In order to qualify for an estate duty exemption, it is essential that the buy and sell policy is correctly structured and appropriately supported by a valid buy and sell agreement. As such, the buy and sell cover must be taken out by a person who is co-owner of a business with the deceased at the time of their death. Further, the policy must be taken out specifically so that the surviving shareholders can use the proceeds to purchase the deceased shareholder’s shares in the business. The structuring of the policy must be such that the premiums must not be paid by the deceased shareholder.

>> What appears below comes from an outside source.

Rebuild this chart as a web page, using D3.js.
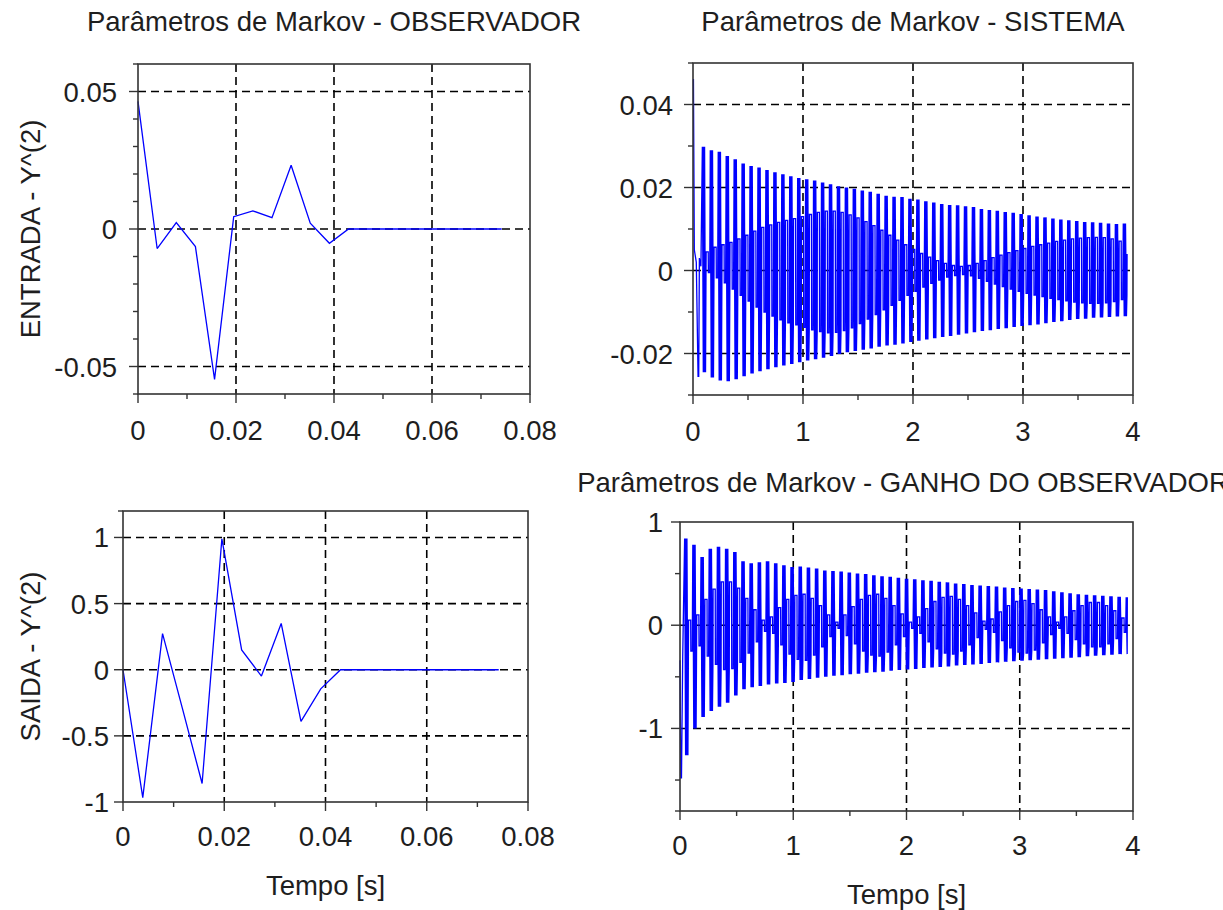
<!DOCTYPE html>
<html><head><meta charset="utf-8">
<script src="https://cdn.jsdelivr.net/npm/d3@7"></script>
<style>
html,body{margin:0;padding:0;background:#fff;}
svg{display:block;font-family:"Liberation Sans",Arial,sans-serif;}
</style></head><body>
<svg id="fig" width="1223" height="910"></svg>
<script>
// ---- Observer Markov parameters (sampled, Ts = 1/256 s) ----
const obsPeriod = 1 / 256;
const obsEntrada = [0.0464, -0.0071, 0.0023, -0.0064, -0.0547, 0.0045, 0.0066, 0.0041, 0.0232, 0.0021,
                    -0.0052, 0, 0, 0, 0, 0, 0, 0, 0, 0];
const obsSaida = [0, -0.967, 0.273, -0.29, -0.86, 0.99, 0.15, -0.048, 0.35, -0.39,
                  -0.145, 0, 0, 0, 0, 0, 0, 0, 0, 0];

// ---- System Markov parameters: oscillation cycles (period ~0.0722 s) ----
const cyclePeriod = 0.0722;
const sysFirstCycle = 0.085;
const sysEnd = 3.95;
const sysStart = [[0.000, 0.046], [0.004, 0.046], [0.012, 0.005], [0.030, 0.002], [0.046, -0.0255],
                  [0.052, -0.0255], [0.058, 0.003], [0.072, 0.001]];
const sysHi = [0.0298, 0.0290, 0.0286, 0.0276, 0.0268, 0.0258, 0.0252, 0.0248, 0.0242, 0.0237,
               0.0232, 0.0227, 0.0223, 0.0220, 0.0217, 0.0212, 0.0208, 0.0203, 0.0200, 0.0197,
               0.0193, 0.0190, 0.0185, 0.0180, 0.0178, 0.0177, 0.0173, 0.0171, 0.0167, 0.0164,
               0.0160, 0.0158, 0.0157, 0.0155, 0.0153, 0.0148, 0.0146, 0.0144, 0.0141, 0.0139,
               0.0136, 0.0133, 0.0130, 0.0128, 0.0125, 0.0123, 0.0121, 0.0119, 0.0117, 0.0116,
               0.0115, 0.0113, 0.0112, 0.0113];
const sysLo = [-0.0245, -0.0258, -0.0265, -0.0267, -0.0262, -0.0255, -0.0248, -0.0243, -0.0238, -0.0233,
               -0.0229, -0.0225, -0.0221, -0.0217, -0.0214, -0.0210, -0.0206, -0.0201, -0.0197, -0.0194,
               -0.0191, -0.0188, -0.0184, -0.0181, -0.0179, -0.0176, -0.0172, -0.0169, -0.0166, -0.0163,
               -0.0160, -0.0158, -0.0155, -0.0152, -0.0149, -0.0146, -0.0144, -0.0141, -0.0139, -0.0136,
               -0.0134, -0.0132, -0.0130, -0.0127, -0.0124, -0.0122, -0.0119, -0.0117, -0.0116, -0.0114,
               -0.0113, -0.0112, -0.0111, -0.0110];
const sysInHi = [0.0045, 0.0056, 0.0062, 0.0068, 0.0076, 0.0085, 0.0095, 0.0104, 0.0110, 0.0116,
                 0.0121, 0.0125, 0.0130, 0.0135, 0.0140, 0.0143, 0.0143, 0.0140, 0.0134, 0.0127,
                 0.0118, 0.0108, 0.0097, 0.0085, 0.0073, 0.0062, 0.0051, 0.0041, 0.0032, 0.0024,
                 0.0017, 0.0012, 0.0010, 0.0012, 0.0017, 0.0024, 0.0031, 0.0037, 0.0043, 0.0048,
                 0.0053, 0.0058, 0.0062, 0.0066, 0.0070, 0.0073, 0.0076, 0.0078, 0.0079, 0.0080,
                 0.0079, 0.0076, 0.0071, 0.0040];
const sysInLo = [-0.0005, -0.0018, -0.0030, -0.0045, -0.0060, -0.0074, -0.0088, -0.0100, -0.0110, -0.0119,
                 -0.0126, -0.0131, -0.0137, -0.0143, -0.0147, -0.0150, -0.0149, -0.0145, -0.0138, -0.0128,
                 -0.0117, -0.0106, -0.0095, -0.0084, -0.0072, -0.0060, -0.0050, -0.0040, -0.0031, -0.0023,
                 -0.0016, -0.0012, -0.0010, -0.0013, -0.0019, -0.0026, -0.0033, -0.0039, -0.0045, -0.0050,
                 -0.0055, -0.0059, -0.0063, -0.0067, -0.0070, -0.0073, -0.0076, -0.0078, -0.0079, -0.0079,
                 -0.0078, -0.0075, -0.0070, -0.0060];

// ---- Observer gain Markov parameters ----
const gainFirstCycle = 0.041;
const gainEnd = 3.95;
const gainStart = [[0.000, -0.34], [0.007, -1.48], [0.013, -1.48], [0.024, -0.30]];
const gainHi = [0.84, 0.78, 0.66, 0.74, 0.76, 0.74, 0.71, 0.62, 0.60, 0.61,
                0.62, 0.60, 0.58, 0.565, 0.57, 0.56, 0.55, 0.53, 0.525, 0.52,
                0.51, 0.50, 0.495, 0.485, 0.475, 0.47, 0.46, 0.45, 0.445, 0.435,
                0.43, 0.42, 0.415, 0.405, 0.40, 0.39, 0.385, 0.38, 0.375, 0.365,
                0.36, 0.355, 0.35, 0.345, 0.34, 0.33, 0.32, 0.31, 0.30, 0.295,
                0.29, 0.285, 0.28, 0.275, 0.27];
const gainLo = [-1.26, -1.00, -0.89, -0.83, -0.79, -0.75, -0.68, -0.62, -0.60, -0.59,
                -0.575, -0.565, -0.56, -0.55, -0.53, -0.52, -0.51, -0.50, -0.49, -0.485,
                -0.475, -0.47, -0.46, -0.455, -0.45, -0.44, -0.435, -0.43, -0.425, -0.415,
                -0.41, -0.405, -0.40, -0.39, -0.385, -0.38, -0.375, -0.365, -0.36, -0.355,
                -0.35, -0.345, -0.34, -0.335, -0.33, -0.325, -0.32, -0.315, -0.31, -0.30,
                -0.295, -0.29, -0.285, -0.28, -0.28];
const gainInHi = [0.05, 0.10, 0.25, 0.35, 0.42, 0.42, 0.36, 0.26, 0.15, 0.05,
                  0.08, 0.17, 0.25, 0.29, 0.30, 0.26, 0.19, 0.10, 0.03, 0.10,
                  0.18, 0.25, 0.29, 0.30, 0.26, 0.19, 0.11, 0.03, 0.08, 0.16,
                  0.23, 0.27, 0.28, 0.25, 0.19, 0.12, 0.04, 0.06, 0.13, 0.19,
                  0.23, 0.24, 0.21, 0.15, 0.08, 0.03, 0.08, 0.14, 0.19, 0.22,
                  0.22, 0.19, 0.14, 0.07, 0.03];
const gainInLo = [-0.25, -0.20, -0.30, -0.38, -0.43, -0.42, -0.36, -0.27, -0.16, -0.06,
                  -0.08, -0.19, -0.28, -0.33, -0.34, -0.29, -0.21, -0.11, -0.03, -0.10,
                  -0.18, -0.25, -0.29, -0.30, -0.26, -0.19, -0.11, -0.03, -0.08, -0.16,
                  -0.23, -0.27, -0.28, -0.25, -0.19, -0.12, -0.04, -0.07, -0.15, -0.22,
                  -0.26, -0.27, -0.24, -0.17, -0.09, -0.03, -0.08, -0.14, -0.18, -0.21,
                  -0.21, -0.18, -0.13, -0.07, -0.03];

// ---- Tick values ----
const tickTimeObs = [0, 0.02, 0.04, 0.06, 0.08];
const minorTimeObs = [0.01, 0.03, 0.05, 0.07];
const tickTimeSys = [0, 1, 2, 3, 4];
const minorTimeSys = [0.5, 1.5, 2.5, 3.5];
const tickEntrada = [-0.05, 0, 0.05];
const minorEntrada = [-0.06, -0.04, -0.03, -0.02, -0.01, 0.01, 0.02, 0.03, 0.04, 0.06];
const tickSistema = [-0.02, 0, 0.02, 0.04];
const minorSistema = [-0.03, -0.01, 0.01, 0.03, 0.05];
const tickSaida = [-1, -0.5, 0, 0.5, 1];
const minorSaida = [1.2];
const tickGanho = [-1, 0, 1];
const minorGanho = [-1.8, -1.5, -0.5, 0.5];

// plain hyphen for negatives
const num = f => d => d === 0 ? "0" : f(d).replace("\u2212", "-");
const fmt2 = num(d3.format(".2f"));
const fmtSaida = num(d => Number.isInteger(d) ? String(d) : d3.format(".1f")(d));
const fmtInt = num(d => String(d));

const svg = d3.select("#fig");
const INK = "#1e1e1e";
const BLUE = "#0000ff";
const FS = 27.5;

// Expand each oscillation cycle into the drawn polyline:
// a full-height stroke (hi/lo zigzag) followed by a narrow loop in the inner band.
function cycleTrace(start, first, hi, lo, inHi, inLo, tEnd) {
  const pts = start.slice();
  const shape = (k) => [
    [0.00, hi[k]], [0.12, lo[k]], [0.14, hi[k]], [0.26, lo[k]], [0.28, hi[k]], [0.40, lo[k]],
    [0.46, inLo[k]], [0.48, inHi[k]], [0.74, inHi[k]], [0.76, inLo[k]], [0.93, inLo[k]]
  ];
  hi.forEach((_, k) => {
    const tk = first + k * cyclePeriod;
    shape(k).forEach(([ph, v]) => {
      const t = tk + ph * cyclePeriod;
      if (t <= tEnd) pts.push([t, v]);
    });
  });
  return pts;
}

function panel(cfg) {
  const x = d3.scaleLinear().domain(cfg.xDomain).range([cfg.left, cfg.right]);
  const y = d3.scaleLinear().domain(cfg.yDomain).range([cfg.bottom, cfg.top]);
  const g = svg.append("g");

  // dashed grid
  const grid = g.append("g").attr("stroke", "#000").attr("stroke-width", 1.6)
    .attr("stroke-dasharray", "8,5");
  cfg.xTicks.filter(d => d > cfg.xDomain[0] && d < cfg.xDomain[1]).forEach(d => {
    grid.append("line").attr("x1", x(d)).attr("x2", x(d)).attr("y1", cfg.top).attr("y2", cfg.bottom);
  });
  cfg.yTicks.filter(d => d > cfg.yDomain[0] && d < cfg.yDomain[1]).forEach(d => {
    grid.append("line").attr("y1", y(d)).attr("y2", y(d)).attr("x1", cfg.left).attr("x2", cfg.right);
  });

  // data
  const line = d3.line().x(d => x(d[0])).y(d => y(d[1]));
  g.append("path").datum(cfg.data).attr("d", line)
    .attr("fill", "none").attr("stroke", BLUE).attr("stroke-width", 1.3)
    .attr("stroke-linejoin", "miter").attr("stroke-miterlimit", 2);

  // frame
  g.append("rect").attr("x", cfg.left).attr("y", cfg.top)
    .attr("width", cfg.right - cfg.left).attr("height", cfg.bottom - cfg.top)
    .attr("fill", "none").attr("stroke", "#333").attr("stroke-width", 1.6);

  // ticks
  const tk = g.append("g").attr("stroke", "#333").attr("stroke-width", 1.4);
  cfg.xTicks.forEach(d => tk.append("line").attr("x1", x(d)).attr("x2", x(d))
    .attr("y1", cfg.bottom).attr("y2", cfg.bottom + 9));
  cfg.xMinor.forEach(d => tk.append("line").attr("x1", x(d)).attr("x2", x(d))
    .attr("y1", cfg.bottom).attr("y2", cfg.bottom + 5));
  cfg.yTicks.forEach(d => tk.append("line").attr("y1", y(d)).attr("y2", y(d))
    .attr("x1", cfg.left).attr("x2", cfg.left - 9));
  cfg.yMinor.forEach(d => tk.append("line").attr("y1", y(d)).attr("y2", y(d))
    .attr("x1", cfg.left).attr("x2", cfg.left - 5));

  // tick labels
  g.append("g").selectAll("text").data(cfg.xTicks).join("text")
    .attr("x", d => x(d)).attr("y", cfg.bottom + cfg.xLabelGap)
    .attr("text-anchor", "middle").attr("font-size", FS).attr("fill", INK)
    .text(cfg.xFormat);
  g.append("g").selectAll("text").data(cfg.yTicks).join("text")
    .attr("x", cfg.left - cfg.yLabelGap).attr("y", d => y(d) + 10)
    .attr("text-anchor", "end").attr("font-size", FS).attr("fill", INK)
    .text(cfg.yFormat);

  if (cfg.title) {
    g.append("text").attr("x", cfg.titleX ?? (cfg.left + cfg.right) / 2).attr("y", cfg.titleY)
      .attr("text-anchor", "middle").attr("font-size", FS).attr("fill", INK).text(cfg.title);
  }
  if (cfg.xLabel) {
    g.append("text").attr("x", (cfg.left + cfg.right) / 2).attr("y", cfg.bottom + 93)
      .attr("text-anchor", "middle").attr("font-size", FS).attr("fill", INK).text(cfg.xLabel);
  }
  if (cfg.yLabel) {
    g.append("text").attr("transform", `translate(40,${(cfg.top + cfg.bottom) / 2}) rotate(-90)`)
      .attr("text-anchor", "middle").attr("font-size", FS).attr("fill", INK).text(cfg.yLabel);
  }
}

panel({
  left: 138, right: 530, top: 64, bottom: 394,
  xDomain: [0, 0.08], yDomain: [-0.06, 0.06],
  xTicks: tickTimeObs, xMinor: minorTimeObs, yTicks: tickEntrada, yMinor: minorEntrada,
  xFormat: fmt2, yFormat: fmt2, xLabelGap: 46, yLabelGap: 21,
  data: obsEntrada.map((v, i) => [i * obsPeriod, v]),
  title: "Parâmetros de Markov - OBSERVADOR", titleY: 31,
  yLabel: "ENTRADA - Y^(2)"
});

panel({
  left: 693, right: 1133, top: 63, bottom: 395,
  xDomain: [0, 4], yDomain: [-0.03, 0.05],
  xTicks: tickTimeSys, xMinor: minorTimeSys, yTicks: tickSistema, yMinor: minorSistema,
  xFormat: fmtInt, yFormat: fmt2, xLabelGap: 46, yLabelGap: 20,
  data: cycleTrace(sysStart, sysFirstCycle, sysHi, sysLo, sysInHi, sysInLo, sysEnd),
  title: "Parâmetros de Markov - SISTEMA", titleY: 31
});

panel({
  left: 123, right: 528, top: 511, bottom: 802,
  xDomain: [0, 0.08], yDomain: [-1, 1.2],
  xTicks: tickTimeObs, xMinor: minorTimeObs, yTicks: tickSaida, yMinor: minorSaida,
  xFormat: fmt2, yFormat: fmtSaida, xLabelGap: 44, yLabelGap: 14,
  data: obsSaida.map((v, i) => [i * obsPeriod, v]),
  xLabel: "Tempo [s]", yLabel: "SAIDA - Y^(2)"
});

panel({
  left: 680, right: 1133, top: 522, bottom: 811,
  xDomain: [0, 4], yDomain: [-1.8, 1],
  xTicks: tickTimeSys, xMinor: minorTimeSys, yTicks: tickGanho, yMinor: minorGanho,
  xFormat: fmtInt, yFormat: fmtInt, xLabelGap: 44, yLabelGap: 17,
  data: cycleTrace(gainStart, gainFirstCycle, gainHi, gainLo, gainInHi, gainInLo, gainEnd),
  title: "Parâmetros de Markov - GANHO DO OBSERVADOR", titleY: 492, titleX: 903,
  xLabel: "Tempo [s]"
});
</script></body></html>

Estate planning tip: The buy and sell agreement must set out the details of what will happen in the event of a shareholder’s death, the funding mechanism for share purchase (being the buy and sell cover), the timeframe in which the transfer should take, together with details of the shareholders and business valuation. Ideally, employ the services of an experienced professional to set up buy and sell cover and to construct an agreement that is fully aligned.

Key person assurance

Similarly, the proceeds of a key person policy, if correctly structured, can be exempt from attracting estate duty in the deceased’s estate. Typically, key person assurance is taken out on the life of a key person to minimize business risk in the event of that person’s premature death or disability. When structuring the policy, the company taking out the policy must be the nominated beneficiary and must be responsible for paying the premiums. If the key person dies, the proceeds of the policy will be paid directly to the company, meaning that the proceeds bypass the deceased’s estate and do not attract estate duty.

Estate planning tip: To be exempt from estate duty, the company that owns the policy must not be a family company in relation to the life assured.

Domestic policy where your spouse is the named beneficiary

Section 4(q) of the Estate Duty Act makes provision for the value of all property accruing to the surviving spouse to be deductible from the gross estate of the deceased, thereby avoiding estate duty. Notably, this includes the proceeds of a domestic life policy where the surviving spouse is the named beneficiary – keeping in mind that the definition of ‘spouse’ in this context includes a permanent life partner. In such circumstances, the proceeds of the life policy will be paid directly to the surviving spouse or life partner without attracting estate duty or executor’s fees.

Estate planning tip: Where a domestic life policy is registered against an ante-nuptial or post-nuptial contract where the spouse and/or minor child have nominated beneficiaries, the proceeds of such a policy do not form part of the deceased’s dutiable estate. Because this type of policy would need to be registered against the couple’s marriage contract, this would only apply where the couple is legally married in terms of the Marriage Act or the Civil Union Act and would not apply to life partners.